Les mesures d’urgence nécessaires et la démocratie directe des masses pour les imposer ne peuvent s'arrêter aux frontières du pays, se concevoir dans le carcan des frontières. Les droits et les intérêts des travailleurs sont internationaux. Défendre les idées de l’internationalisme dans la prochaine campagne des européennes est pour cela une étape importante pour nous, en lien avec les luttes que nous menons dans les entreprises, sur nos lieux de travail et de vie, avec la lutte que nous menons dans le mouvement des gilets jaunes pour défendre une politique de classe, internationaliste, face au populisme ambiant, au souverainisme, et au chauvinisme, ses drapeaux tricolores et sa marseillaise… Cette campagne, quelle que soit la façon dont nous la mènerons, est importante parce qu’elle nous permettra de nous adresser à un public large, qui est en train de se politiser, aidé par le mouvement des Gilets jaunes.
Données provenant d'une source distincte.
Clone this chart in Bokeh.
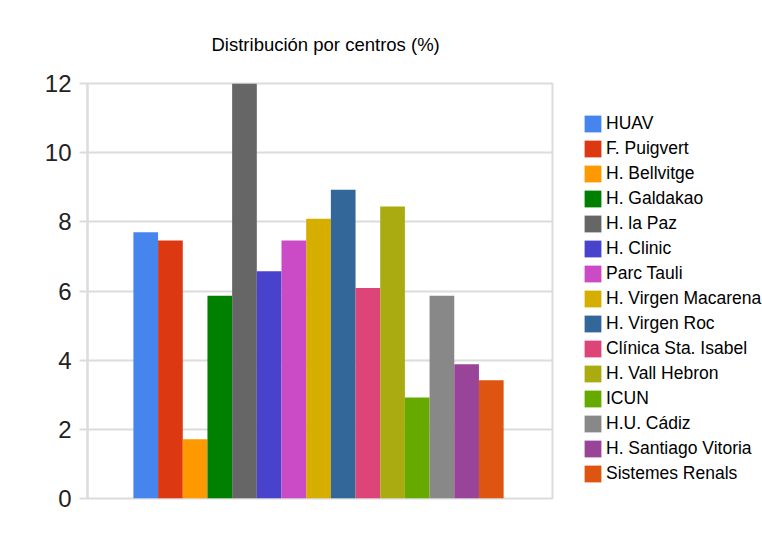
from bokeh.plotting import figure
from bokeh.models import ColumnDataSource, Range1d, Legend, LegendItem, FixedTicker
from bokeh.embed import file_html
from bokeh.resources import INLINE

centros = ["HUAV", "F. Puigvert", "H. Bellvitge", "H. Galdakao", "H. la Paz",
           "H. Clinic", "Parc Tauli", "H. Virgen Macarena", "H. Virgen Roc",
           "Clínica Sta. Isabel", "H. Vall Hebron", "ICUN", "H.U. Cádiz",
           "H. Santiago Vitoria", "Sistemes Renals"]
valores = [7.70, 7.46, 1.71, 5.86, 12.0, 6.57, 7.46, 8.09, 8.93,
           6.09, 8.44, 2.92, 5.86, 3.88, 3.42]
colores = ["#4684EE", "#DC3912", "#FF9900", "#008000", "#666666", "#4942CC",
           "#CB4AC5", "#D6AE00", "#336699", "#DD4477", "#AAAA11", "#66AA00",
           "#888888", "#994499", "#DD5511"]
y_ticks = [0, 2, 4, 6, 8, 10, 12]

FONT = "Liberation Sans"
GRID = "#dcdcdc"

p = figure(frame_width=465, frame_height=415, output_backend="svg",
           toolbar_location=None,
           x_range=Range1d(-2.36, 16.48), y_range=Range1d(0, 12),
           min_border_left=87, min_border_right=10, min_border_top=83,
           min_border_bottom=42)

p.title.text = "Distribución por centros (%)"
p.title.align = "left"
p.title.text_font = FONT
p.title.text_font_size = "18.5px"
p.title.text_font_style = "normal"
p.title.text_color = "#000000"
p.title.offset = 124
p.title.standoff = 57

items = []
for i, (c, v, col) in enumerate(zip(centros, valores, colores)):
    src = ColumnDataSource(dict(x=[i], top=[v]))
    r = p.vbar(x="x", top="top", width=1.0, source=src, fill_color=col,
               line_color=None)
    items.append(LegendItem(label=c, renderers=[r]))

p.xaxis.visible = False
p.xgrid.visible = False
p.ygrid.grid_line_color = GRID
p.ygrid.grid_line_width = 2
p.outline_line_color = GRID
p.outline_line_width = 2

ax = p.yaxis[0]
ax.ticker = FixedTicker(ticks=y_ticks)
ax.axis_line_color = GRID
ax.axis_line_width = 2
ax.major_tick_line_color = GRID
ax.major_tick_line_width = 2
ax.major_tick_out = 8
ax.major_tick_in = 0
ax.minor_tick_line_color = None
ax.major_label_text_font = FONT
ax.major_label_text_font_size = "24px"
ax.major_label_text_color = "#222222"
ax.major_label_standoff = 8

legend = Legend(items=items, location="top_left")
legend.label_text_font = FONT
legend.label_text_font_size = "17.5px"
legend.label_text_color = "#000000"
legend.glyph_width = 21
legend.glyph_height = 21
legend.label_height = 20
legend.spacing = 4
legend.label_standoff = 3
legend.padding = 0
legend.margin = 30
legend.border_line_color = None
legend.background_fill_alpha = 0
p.add_layout(legend, "right")

open("out.html", "w").write(file_html(p, INLINE))
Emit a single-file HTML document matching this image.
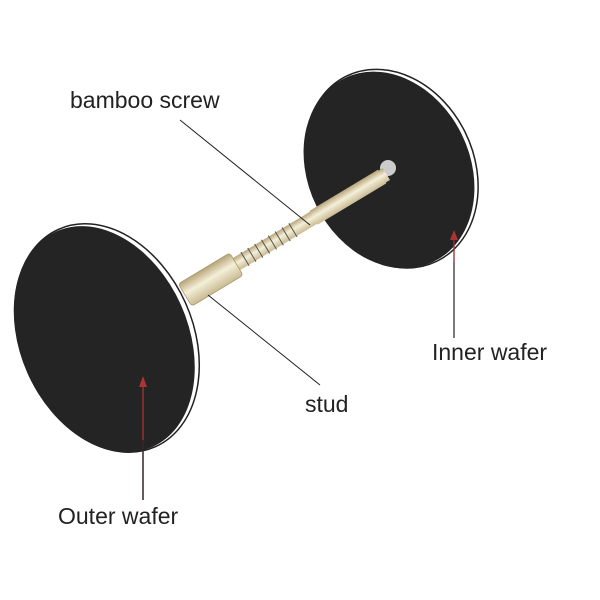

Elle nous permettra de rendre crédibles nos idées à une plus large échelle, de convaincre, de donner envie aux travailleurs, aux jeunes de rejoindre notre combat.

Face à la montée des populismes en Europe, de l’extrême-droite, des forces réactionnaires intégristes au Moyen-Orient et partout dans le monde, le mouvement ouvrier a subi des reculs et n’a pas le rapport de force. Mais il n'y a rien d'irréversible. Bien au contraire, le développement de la contestation sociale et politique, des révoltes à l'échelle internationale depuis le début des révolutions dans le monde arabe semble indiquer qu'un renouveau du mouvement démocratique et révolutionnaire est en route. Comme en témoigne la lutte du peuple algérien, les luttes massives des femmes sur tous les continents, mais aussi les luttes des travailleurs en Europe, la remontée du mouvement ouvrier en France depuis 2016 … Cette remontée des luttes des travailleurs et des peuples à l’échelle du monde représente la seule réponse au chaos engendré par la mondialisation libérale et on peut penser que la nouvelle période qui s’ouvre sera celle des révolutions pour une société débarrassée de l’exploitation et de tous ses avatars obscurantistes et réactionnaires, pour le socialisme.